* _PROBLEM DETAILS_:
Output the full listing below exactly as it reads, and skip anything that is a picture.

* _COLLECTED MATERIAL_:
┄┄┄┄┄┄
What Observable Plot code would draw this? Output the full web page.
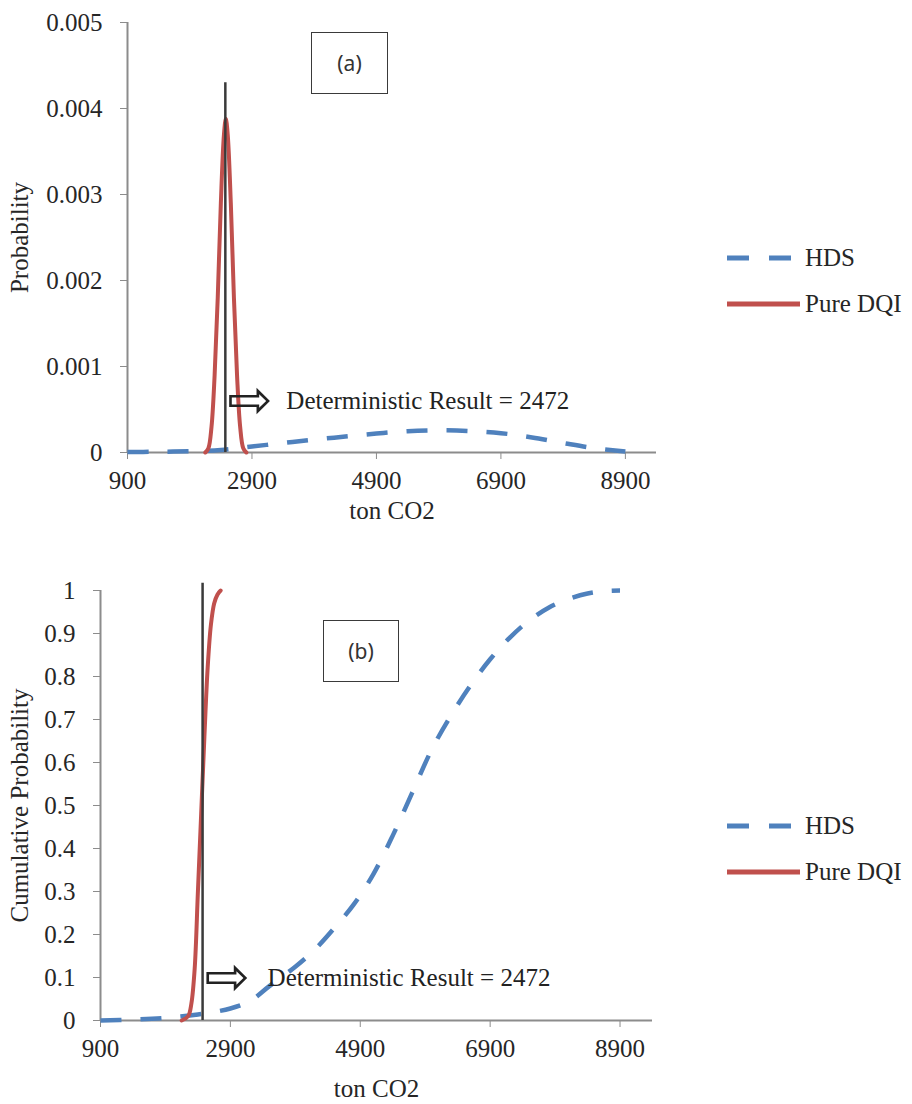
<!DOCTYPE html>
<html>
<head>
<meta charset="utf-8">
<script src="https://cdn.jsdelivr.net/npm/d3@7"></script>
<script src="https://cdn.jsdelivr.net/npm/@observablehq/plot@0.6"></script>
<style>
  body { margin: 0; background: #fff; }
  #wrap { position: relative; width: 912px; height: 1104px; font-family: "Liberation Serif", serif; color: #262626; }
  .panel { position: absolute; left: 0; }
  .tag { position: absolute; box-sizing: border-box; border: 1.6px solid #3a3a3a; background: #fff;
         font-family: "Noto Sans", sans-serif; font-size: 21px; color: #333;
         display: flex; align-items: center; justify-content: center; }
  .legend { position: absolute; left: 727px; font-size: 25px; }
  .row { display: flex; align-items: center; height: 30px; white-space: nowrap; }
  .row svg { display: block; margin-right: 5px; }
</style>
</head>
<body>
<div id="wrap"></div>
<script>
// Shared x axis (tonnes of CO2)
const xTicks = [900, 2900, 4900, 6900, 8900];
const deterministic = 2472;
const seriesNames = ["HDS", "Pure DQI"];

// (a) probability density
const pdfTicks = [0, 0.001, 0.002, 0.003, 0.004, 0.005];
const pdfTickLabels = ["0", "0.001", "0.002", "0.003", "0.004", "0.005"];
const hdsPdfX = [900, 1300, 1900, 2400, 2900, 3400, 3900, 4400, 4900, 5400, 5900, 6400, 6900, 7400, 7900, 8400, 8900];
const hdsPdfP = [0.000005, 0.000008, 0.000015, 0.00003, 0.00007, 0.00011, 0.00015, 0.000185, 0.00022, 0.000248, 0.000258, 0.00025, 0.000225, 0.000175, 0.00011, 0.00005, 0.000012];
const dqiPdfX = [2150, 2200, 2250, 2300, 2350, 2400, 2450, 2480, 2510, 2560, 2610, 2660, 2710, 2760, 2810];
const dqiPdfP = [0, 0.00005, 0.0003, 0.0009, 0.0018, 0.0029, 0.0037, 0.00388, 0.0037, 0.0029, 0.0018, 0.0009, 0.0003, 0.00005, 0];

// (b) cumulative probability
const cdfTicks = [0, 0.1, 0.2, 0.3, 0.4, 0.5, 0.6, 0.7, 0.8, 0.9, 1];
const cdfTickLabels = ["0", "0.1", "0.2", "0.3", "0.4", "0.5", "0.6", "0.7", "0.8", "0.9", "1"];
const hdsCdfX = [900, 1400, 1900, 2400, 2900, 3200, 3500, 3900, 4200, 4500, 4800, 5100, 5400, 5700, 6000, 6300, 6600, 6900, 7200, 7500, 7800, 8100, 8400, 8700, 8900];
const hdsCdfP = [0, 0.002, 0.006, 0.014, 0.028, 0.045, 0.08, 0.125, 0.165, 0.215, 0.27, 0.34, 0.43, 0.53, 0.63, 0.71, 0.78, 0.84, 0.89, 0.93, 0.96, 0.98, 0.993, 0.999, 1];
const dqiCdfX = [2150, 2250, 2300, 2350, 2400, 2450, 2500, 2550, 2600, 2650, 2700, 2750];
const dqiCdfP = [0, 0.01, 0.04, 0.12, 0.3, 0.48, 0.66, 0.82, 0.92, 0.97, 0.99, 1];

const colors = {"HDS": "#4F81BD", "Pure DQI": "#C0504D"};
const axisGray = "#8c8c8c";
const textColor = "#262626";

const rows = (xs, ps) => xs.map((x, i) => ({x, p: ps[i]}));

function panel({hds, dqi, ticks, tickLabels, yDomain, ruleTop, noteY, yLabel, layout}) {
  const tickText = new Map(ticks.map((t, i) => [t, tickLabels[i]]));
  return Plot.plot({
    width: 912,
    height: layout.height,
    marginLeft: layout.left,
    marginRight: layout.right,
    marginTop: layout.top,
    marginBottom: layout.bottom,
    style: {fontFamily: "Liberation Serif, serif", fontSize: "25px", color: textColor, background: "transparent", overflow: "visible"},
    x: {domain: [900, 9400]},
    y: {domain: yDomain},
    marks: [
      Plot.axisX({ticks: xTicks, tickFormat: d => String(d), tickSize: 7, tickPadding: 12,
                  stroke: axisGray, fill: textColor, label: "ton CO2", labelAnchor: "center",
                  labelArrow: "none", labelOffset: layout.xLabelOffset}),
      Plot.axisY({ticks, tickFormat: d => tickText.get(d), tickSize: 7, tickPadding: 18,
                  stroke: axisGray, fill: textColor, label: yLabel, labelAnchor: "center",
                  labelArrow: "none", labelOffset: layout.yLabelOffset}),
      Plot.ruleY([0], {stroke: axisGray, strokeWidth: 2}),
      Plot.ruleX([900], {stroke: axisGray, strokeWidth: 2}),
      Plot.line(hds, {x: "x", y: "p", stroke: colors["HDS"], strokeWidth: 4.5,
                      strokeDasharray: "21,19", strokeLinecap: "butt", curve: "catmull-rom"}),
      Plot.line(dqi, {x: "x", y: "p", stroke: colors["Pure DQI"], strokeWidth: 4, curve: "catmull-rom"}),
      Plot.ruleX([deterministic], {y1: 0, y2: ruleTop, stroke: "#3a3a3a", strokeWidth: 2.5}),
      Plot.text([deterministic], {x: d => d, y: () => noteY, text: () => "\u21E8", textAnchor: "start",
                                  dx: layout.arrowDx, fontFamily: "DejaVu Sans", fontSize: 54, fill: "#222"}),
      Plot.text([deterministic], {x: d => d, y: () => noteY, text: d => `Deterministic Result = ${d}`,
                                  textAnchor: "start", dx: layout.noteDx, fill: "#222"})
    ]
  });
}

const wrap = document.getElementById("wrap");

const a = panel({
  hds: rows(hdsPdfX, hdsPdfP), dqi: rows(dqiPdfX, dqiPdfP),
  ticks: pdfTicks, tickLabels: pdfTickLabels, yDomain: [0, 0.005],
  ruleTop: 0.0043, noteY: 0.0006, yLabel: "Probability",
  layout: {height: 560, left: 127, right: 256, top: 22, bottom: 108,
           xLabelOffset: 66, yLabelOffset: 117, arrowDx: 2, noteDx: 61}
});
a.classList.add("panel");
a.style.top = "0px";
wrap.appendChild(a);

const b = panel({
  hds: rows(hdsCdfX, hdsCdfP), dqi: rows(dqiCdfX, dqiCdfP),
  ticks: cdfTicks, tickLabels: cdfTickLabels, yDomain: [0, 1],
  ruleTop: 1.017, noteY: 0.1, yLabel: "Cumulative Probability",
  layout: {height: 544, left: 100, right: 260, top: 30, bottom: 84,
           xLabelOffset: 76, yLabelOffset: 90, arrowDx: 2, noteDx: 65}
});
b.classList.add("panel");
b.style.top = "560px";
wrap.appendChild(b);

// Panel tags
function tag(text, left, top, w, h) {
  const d = document.createElement("div");
  d.className = "tag";
  d.textContent = text;
  Object.assign(d.style, {left: left + "px", top: top + "px", width: w + "px", height: h + "px"});
  wrap.appendChild(d);
}
tag("(a)", 311, 32, 77, 62);
tag("(b)", 323, 620, 76, 62);

// Legends
function legend(top) {
  const lg = document.createElement("div");
  lg.className = "legend";
  lg.style.top = top + "px";
  seriesNames.forEach((name, i) => {
    const row = document.createElement("div");
    row.className = "row";
    if (i > 0) row.style.marginTop = "16px";
    const dash = name === "HDS" ? 'stroke-dasharray="22,20"' : "";
    row.innerHTML = `<svg width="73" height="10"><line x1="0" x2="73" y1="5" y2="5" stroke="${colors[name]}" stroke-width="5" ${dash}/></svg><span>${name}</span>`;
    lg.appendChild(row);
  });
  wrap.appendChild(lg);
}
legend(243);
legend(811);
</script>
</body>
</html>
┄┄┄┄┄┄
* _FULL SOLUTION_:
What Observable Plot code would draw this? Output the full web page.
<!DOCTYPE html>
<html>
<head>
<meta charset="utf-8">
<script src="https://cdn.jsdelivr.net/npm/d3@7"></script>
<script src="https://cdn.jsdelivr.net/npm/@observablehq/plot@0.6"></script>
<style>
  body { margin: 0; background: #fff; }
  #wrap { position: relative; width: 912px; height: 1104px; font-family: "Liberation Serif", serif; color: #262626; }
  .panel { position: absolute; left: 0; }
  .tag { position: absolute; box-sizing: border-box; border: 1.6px solid #3a3a3a; background: #fff;
         font-family: "Noto Sans", sans-serif; font-size: 21px; color: #333;
         display: flex; align-items: center; justify-content: center; }
  .legend { position: absolute; left: 727px; font-size: 25px; }
  .row { display: flex; align-items: center; height: 30px; white-space: nowrap; }
  .row svg { display: block; margin-right: 5px; }
</style>
</head>
<body>
<div id="wrap"></div>
<script>
// Shared x axis (tonnes of CO2)
const xTicks = [900, 2900, 4900, 6900, 8900];
const deterministic = 2472;
const seriesNames = ["HDS", "Pure DQI"];

// (a) probability density
const pdfTicks = [0, 0.001, 0.002, 0.003, 0.004, 0.005];
const pdfTickLabels = ["0", "0.001", "0.002", "0.003", "0.004", "0.005"];
const hdsPdfX = [900, 1300, 1900, 2400, 2900, 3400, 3900, 4400, 4900, 5400, 5900, 6400, 6900, 7400, 7900, 8400, 8900];
const hdsPdfP = [0.000005, 0.000008, 0.000015, 0.00003, 0.00007, 0.00011, 0.00015, 0.000185, 0.00022, 0.000248, 0.000258, 0.00025, 0.000225, 0.000175, 0.00011, 0.00005, 0.000012];
const dqiPdfX = [2150, 2200, 2250, 2300, 2350, 2400, 2450, 2480, 2510, 2560, 2610, 2660, 2710, 2760, 2810];
const dqiPdfP = [0, 0.00005, 0.0003, 0.0009, 0.0018, 0.0029, 0.0037, 0.00388, 0.0037, 0.0029, 0.0018, 0.0009, 0.0003, 0.00005, 0];

// (b) cumulative probability
const cdfTicks = [0, 0.1, 0.2, 0.3, 0.4, 0.5, 0.6, 0.7, 0.8, 0.9, 1];
const cdfTickLabels = ["0", "0.1", "0.2", "0.3", "0.4", "0.5", "0.6", "0.7", "0.8", "0.9", "1"];
const hdsCdfX = [900, 1400, 1900, 2400, 2900, 3200, 3500, 3900, 4200, 4500, 4800, 5100, 5400, 5700, 6000, 6300, 6600, 6900, 7200, 7500, 7800, 8100, 8400, 8700, 8900];
const hdsCdfP = [0, 0.002, 0.006, 0.014, 0.028, 0.045, 0.08, 0.125, 0.165, 0.215, 0.27, 0.34, 0.43, 0.53, 0.63, 0.71, 0.78, 0.84, 0.89, 0.93, 0.96, 0.98, 0.993, 0.999, 1];
const dqiCdfX = [2150, 2250, 2300, 2350, 2400, 2450, 2500, 2550, 2600, 2650, 2700, 2750];
const dqiCdfP = [0, 0.01, 0.04, 0.12, 0.3, 0.48, 0.66, 0.82, 0.92, 0.97, 0.99, 1];

const colors = {"HDS": "#4F81BD", "Pure DQI": "#C0504D"};
const axisGray = "#8c8c8c";
const textColor = "#262626";

const rows = (xs, ps) => xs.map((x, i) => ({x, p: ps[i]}));

function panel({hds, dqi, ticks, tickLabels, yDomain, ruleTop, noteY, yLabel, layout}) {
  const tickText = new Map(ticks.map((t, i) => [t, tickLabels[i]]));
  return Plot.plot({
    width: 912,
    height: layout.height,
    marginLeft: layout.left,
    marginRight: layout.right,
    marginTop: layout.top,
    marginBottom: layout.bottom,
    style: {fontFamily: "Liberation Serif, serif", fontSize: "25px", color: textColor, background: "transparent", overflow: "visible"},
    x: {domain: [900, 9400]},
    y: {domain: yDomain},
    marks: [
      Plot.axisX({ticks: xTicks, tickFormat: d => String(d), tickSize: 7, tickPadding: 12,
                  stroke: axisGray, fill: textColor, label: "ton CO2", labelAnchor: "center",
                  labelArrow: "none", labelOffset: layout.xLabelOffset}),
      Plot.axisY({ticks, tickFormat: d => tickText.get(d), tickSize: 7, tickPadding: 18,
                  stroke: axisGray, fill: textColor, label: yLabel, labelAnchor: "center",
                  labelArrow: "none", labelOffset: layout.yLabelOffset}),
      Plot.ruleY([0], {stroke: axisGray, strokeWidth: 2}),
      Plot.ruleX([900], {stroke: axisGray, strokeWidth: 2}),
      Plot.line(hds, {x: "x", y: "p", stroke: colors["HDS"], strokeWidth: 4.5,
                      strokeDasharray: "21,19", strokeLinecap: "butt", curve: "catmull-rom"}),
      Plot.line(dqi, {x: "x", y: "p", stroke: colors["Pure DQI"], strokeWidth: 4, curve: "catmull-rom"}),
      Plot.ruleX([deterministic], {y1: 0, y2: ruleTop, stroke: "#3a3a3a", strokeWidth: 2.5}),
      Plot.text([deterministic], {x: d => d, y: () => noteY, text: () => "\u21E8", textAnchor: "start",
                                  dx: layout.arrowDx, fontFamily: "DejaVu Sans", fontSize: 54, fill: "#222"}),
      Plot.text([deterministic], {x: d => d, y: () => noteY, text: d => `Deterministic Result = ${d}`,
                                  textAnchor: "start", dx: layout.noteDx, fill: "#222"})
    ]
  });
}

const wrap = document.getElementById("wrap");

const a = panel({
  hds: rows(hdsPdfX, hdsPdfP), dqi: rows(dqiPdfX, dqiPdfP),
  ticks: pdfTicks, tickLabels: pdfTickLabels, yDomain: [0, 0.005],
  ruleTop: 0.0043, noteY: 0.0006, yLabel: "Probability",
  layout: {height: 560, left: 127, right: 256, top: 22, bottom: 108,
           xLabelOffset: 66, yLabelOffset: 117, arrowDx: 2, noteDx: 61}
});
a.classList.add("panel");
a.style.top = "0px";
wrap.appendChild(a);

const b = panel({
  hds: rows(hdsCdfX, hdsCdfP), dqi: rows(dqiCdfX, dqiCdfP),
  ticks: cdfTicks, tickLabels: cdfTickLabels, yDomain: [0, 1],
  ruleTop: 1.017, noteY: 0.1, yLabel: "Cumulative Probability",
  layout: {height: 544, left: 100, right: 260, top: 30, bottom: 84,
           xLabelOffset: 76, yLabelOffset: 90, arrowDx: 2, noteDx: 65}
});
b.classList.add("panel");
b.style.top = "560px";
wrap.appendChild(b);

// Panel tags
function tag(text, left, top, w, h) {
  const d = document.createElement("div");
  d.className = "tag";
  d.textContent = text;
  Object.assign(d.style, {left: left + "px", top: top + "px", width: w + "px", height: h + "px"});
  wrap.appendChild(d);
}
tag("(a)", 311, 32, 77, 62);
tag("(b)", 323, 620, 76, 62);

// Legends
function legend(top) {
  const lg = document.createElement("div");
  lg.className = "legend";
  lg.style.top = top + "px";
  seriesNames.forEach((name, i) => {
    const row = document.createElement("div");
    row.className = "row";
    if (i > 0) row.style.marginTop = "16px";
    const dash = name === "HDS" ? 'stroke-dasharray="22,20"' : "";
    row.innerHTML = `<svg width="73" height="10"><line x1="0" x2="73" y1="5" y2="5" stroke="${colors[name]}" stroke-width="5" ${dash}/></svg><span>${name}</span>`;
    lg.appendChild(row);
  });
  wrap.appendChild(lg);
}
legend(243);
legend(811);
</script>
</body>
</html>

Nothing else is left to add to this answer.